I didn’t get a chance to address it during the chat, so I’d like to make the point now. The answer is yes. Work zone safety programs are about drivers as well as road crews. The posted speed limits apply whether or not the road crews are present in the construction zone.

The question comes up most often in Maryland, because Maryland uses cameras to enforce the speed limits in work zones.

The speed cameras on Interstate 95 north of D.C. in the Intercounty Connector work zone are gone now, because that segment of the connector has opened. But drivers in this area still will encounter cameras on the Capital Beltway in the Northwest Branch bridge work zone between University Boulevard and New Hampshire Avenue.

Drivers on their holiday getaways should be aware that they may encounter the cameras in work zones near Baltimore and Frederick.

Virginia doesn’t use speed cameras, but safety advocates are no less concerned about protecting both the drivers and the workers in areas such as the Beltway high-occupancy toll lanes work zone, which stretches for 14 miles.

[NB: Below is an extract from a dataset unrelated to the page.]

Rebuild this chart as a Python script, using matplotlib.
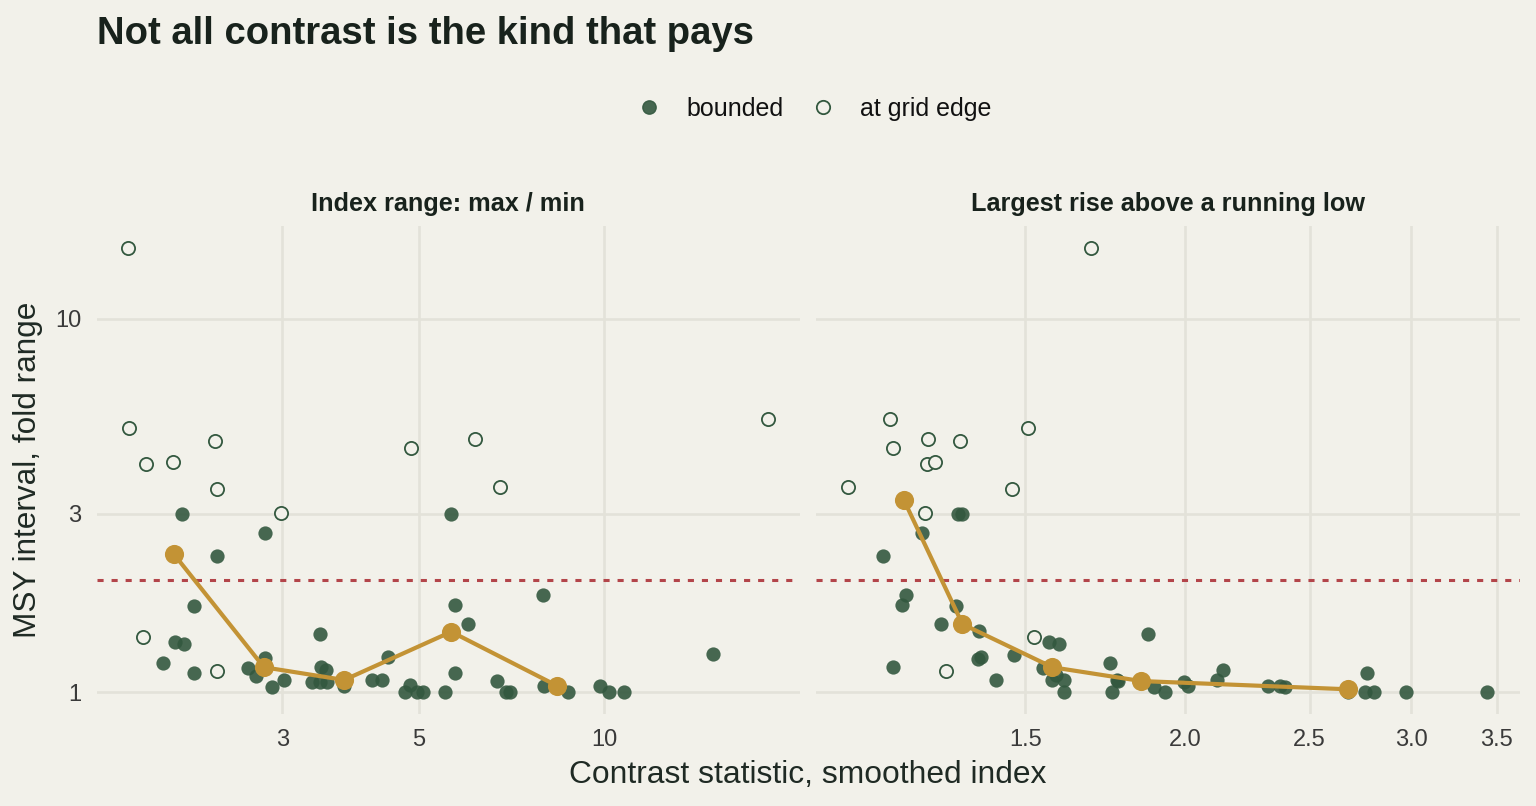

That area is the focus of the “Orange Cones. No Phones.” safety campaign, urging drivers to concentrate extra hard on the road and traffic when passing through work zones.

The sponsors of that program, Transurban-Fluor and AAA Mid-Atlantic, think they’re having some success. Their most recent annual study, which surveys 1,000 drivers who use the Beltway, found that talking on a hands-free or hand-held cellphone, reading texts and writing texts all decreased in the past year. The sponsors say the greatest decrease occurred among drivers talking on hand-held cellphones, dropping from 33 percent in 2010 to 22 percent in 2011

I’m still not confident we’re where we need to be on this. I see plenty of drivers changing lanes across solid white lines in the HOT lanes work zone while talking away on cellphones.

One of the things I like about the “Orange Cones. No Phones.” program is that it doesn’t pretend that driver distractions with cellphones and texting are phenomena restricted to goofy kids. The program targets adults and their employers. Many drivers involved in an initial survey for the program said their bosses expected them to keep working while traveling — even if that meant talking or texting while driving.

Work zone safety is an important issue now because we’re going to have a lot of people on the local highways who are distracted by the rush of holiday shopping and the need to cover long distances on holiday getaways.

The highway departments suspend most road work during the long holiday weekends. And we'll have two more of them in late December. Also, work schedules can be thrown off by bad weather.

But that doesn’t mean we drivers get to decide when it’s okay to speed through a work zone. The lane shifts, lane narrowings, jersey barriers and rough pavement are all still there, even when workers aren’t present. The people most likely to be injured in work zone accidents are motorists.